Verzerrung von Schönheitsidealen

Der größte Vorteil aber: Virtuelle Influencer*innen verändern sich nicht oder nur auf Wunsch. Sie altern nicht, werden nicht müde, zeigen keine Attitüden oder kontroverses Verhalten – sie sind vollkommen manipulierbar.

Rozy wird nie auch nur eine Falte bekommen, die Proportionen ihres Gesichts oder ihr Körperbau werden sich nie ändern: Nicht nur deshalb gibt es viele besorgte Stimmen zu dem Thema. Einige artikulieren die Befürchtung, dass virtuelle Influencer*innen noch weiter unrealistische Schönheitsideale antreiben – vor allem vor dem Hintergrund, dass Südkorea ohnehin schon als Hauptstadt der plastischen Chirurgie gilt und die Kosmetikindustrie Milliarden umsetzt.

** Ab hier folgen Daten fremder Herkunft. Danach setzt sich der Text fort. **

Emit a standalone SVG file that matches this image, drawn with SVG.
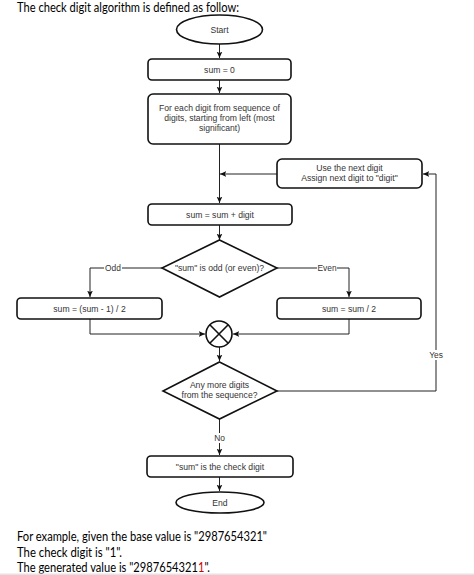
<svg xmlns="http://www.w3.org/2000/svg" width="474" height="575" viewBox="0 0 474 575">
<style>
.node{fill:#fff;stroke:#111;stroke-width:1.6}
.t{font-family:"Liberation Sans",Arial,sans-serif;font-size:8.6px;fill:#333;text-anchor:middle}
.c{fill:none;stroke:#222;stroke-width:1}
.doc{font-family:Lato,"Open Sans",sans-serif;font-size:13px}
.lbl{font-family:"Liberation Sans",Arial,sans-serif;font-size:8.4px;fill:#333;text-anchor:middle}
</style>
<defs>
<marker id="ah" viewBox="0 0 10 10" refX="9" refY="5" markerWidth="7" markerHeight="7" orient="auto" markerUnits="userSpaceOnUse">
<path d="M0,1 L9,5 L0,9 L2,5 Z" fill="#111"/>
</marker>
</defs>
<rect width="474" height="575" fill="#fff"/>
<text class="doc" x="17" y="12" fill="#000" textLength="222" lengthAdjust="spacingAndGlyphs">The check digit algorithm is defined as follow:</text>

<g id="connectors">
<path class="c" d="M219.5,44 V58" marker-end="url(#ah)"/>
<path class="c" d="M219.5,80 V93" marker-end="url(#ah)"/>
<path class="c" d="M219.5,144 V203" marker-end="url(#ah)"/>
<path class="c" d="M277,174 H220" marker-end="url(#ah)"/>
<path class="c" d="M219.5,225 V240" marker-end="url(#ah)"/>
<path class="c" d="M162,268 H90 V297" marker-end="url(#ah)"/>
<path class="c" d="M277,268 H349 V297" marker-end="url(#ah)"/>
<path class="c" d="M90,319 V334 H205" marker-end="url(#ah)"/>
<path class="c" d="M349,319 V334 H233" marker-end="url(#ah)"/>
<path class="c" d="M219.5,347 V361" marker-end="url(#ah)"/>
<path class="c" d="M277,391 H436 V174 H423" marker-end="url(#ah)"/>
<path class="c" d="M219.5,419 V455" marker-end="url(#ah)"/>
<path class="c" d="M219.5,477 V491" marker-end="url(#ah)"/>
<rect x="104" y="264" width="18" height="9" fill="#fff"/>
<text class="lbl" x="113" y="271">Odd</text>
<rect x="317" y="264" width="20" height="9" fill="#fff"/>
<text class="lbl" x="327" y="271">Even</text>
<rect x="428" y="350" width="16" height="10" fill="#fff"/>
<text class="lbl" x="436" y="358">Yes</text>
<rect x="212" y="433" width="15" height="10" fill="#fff"/>
<text class="lbl" x="219.5" y="441">No</text>
</g>

<g id="start">
<ellipse class="node" cx="219.5" cy="29.5" rx="43" ry="14.5"/>
<text class="t" x="219.5" y="32.5">Start</text>
</g>
<g id="init">
<rect class="node" x="148" y="59" width="143" height="21" rx="4"/>
<text class="t" x="219.5" y="72.5">sum = 0</text>
</g>
<g id="foreach">
<rect class="node" x="148" y="94" width="143" height="50" rx="5"/>
<text class="t" x="219.5" y="111">For each digit from sequence of</text>
<text class="t" x="219.5" y="121">digits, starting from left (most</text>
<text class="t" x="219.5" y="131">significant)</text>
</g>
<g id="nextdigit">
<rect class="node" x="277" y="159" width="145" height="29" rx="5"/>
<text class="t" x="349.5" y="171">Use the next digit</text>
<text class="t" x="349.5" y="181">Assign next digit to "digit"</text>
</g>
<g id="add">
<rect class="node" x="148" y="204" width="144" height="21" rx="4"/>
<text class="t" x="220" y="217.5">sum = sum + digit</text>
</g>
<g id="oddeven">
<path class="node" d="M219.5,240 L277,268 L219.5,297 L162,268 Z"/>
<text class="t" x="219.5" y="271">"sum" is odd (or even)?</text>
</g>
<g id="odd">
<rect class="node" x="17" y="298" width="145" height="21" rx="4"/>
<text class="t" x="89.5" y="311.5">sum = (sum - 1) / 2</text>
</g>
<g id="even">
<rect class="node" x="277" y="298" width="144" height="21" rx="4"/>
<text class="t" x="349" y="311.5">sum = sum / 2</text>
</g>
<g id="merge">
<circle class="node" cx="219" cy="334" r="13"/>
<path d="M209.8,324.8 L228.2,343.2 M228.2,324.8 L209.8,343.2" stroke="#111" stroke-width="1.6"/>
</g>
<g id="more">
<path class="node" d="M219.5,362 L277,391 L219.5,419 L163,391 Z"/>
<text class="t" x="219.5" y="388">Any more digits</text>
<text class="t" x="219.5" y="398">from the sequence?</text>
</g>
<g id="result">
<rect class="node" x="147" y="456" width="146" height="21" rx="4"/>
<text class="t" x="220" y="469.5">"sum" is the check digit</text>
</g>
<g id="end">
<ellipse class="node" cx="220" cy="502.5" rx="44" ry="10.5"/>
<text class="t" x="220" y="505.5">End</text>
</g>

<text class="doc" x="17" y="541" fill="#000" textLength="250" lengthAdjust="spacingAndGlyphs">For example, given the base value is "2987654321"</text>
<text class="doc" x="17" y="557" fill="#000" textLength="105" lengthAdjust="spacingAndGlyphs">The check digit is "1".</text>
<text class="doc" x="17" y="572" fill="#000" textLength="193" lengthAdjust="spacingAndGlyphs">The generated value is "2987654321<tspan fill="#d00000">1</tspan>".</text>
<rect x="0" y="573.5" width="474" height="1.5" fill="#e4e4e4"/>
</svg>
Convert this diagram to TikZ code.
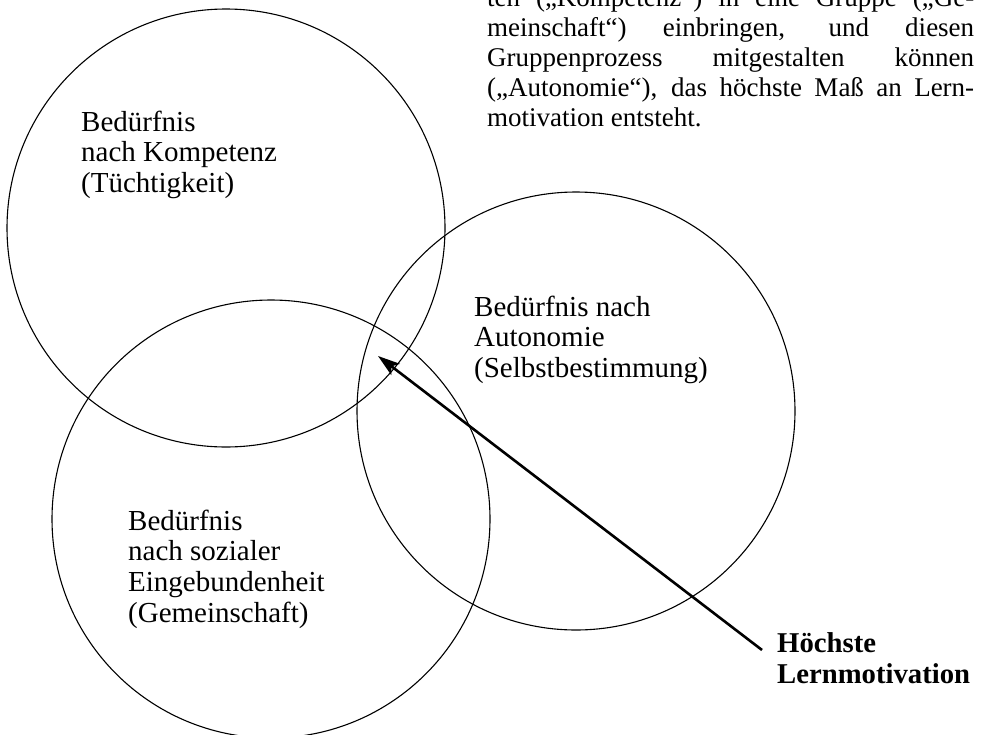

CNN hat dazu Lee Eun-hee befragt, sie lehrt Konsumforschung an der Inha Universität: „Virtuelle Menschen in Südkorea werden immer gleich und immer hübsch dargestellt. Nicht wie in anderen Ländern, wo sie eine Vielfalt von Hintergründen und Schönheitsidealen darstellen.“ Das führe dazu, dass echte südkoreanische Frauen genauso wie Rozy aussehen wollen und Männer nach Menschen suchen würden, die ihr gleichen.

Ethischer Rahmen?

Auch der Instagram-Mutterkonzern Meta ist sich der Thematik bewusst. Er selbst hat bereits über 200 virtuelle Influencer*innen erschaffen, die auf den eigenen sozialen Netzwerken agieren. In einem Blogpost vom Januar heißt es dazu: „Wie jede disruptive Technologie haben auch synthetische Medien das Potenzial, Gutes und Schlechtes zu bewirken. Fragen der Repräsentation, der kulturellen Aneignung und der Ausdrucksfreiheit sind bereits ein wachsendes Problem.“ Deshalb erarbeite Meta einen ethischen Handlungsrahmen für die Verwendung von virtuellen Influencer*innen.

Wie dieser aussieht, wann er veröffentlicht werden soll und ob er dann bindend ist, ist bislang nicht bekannt.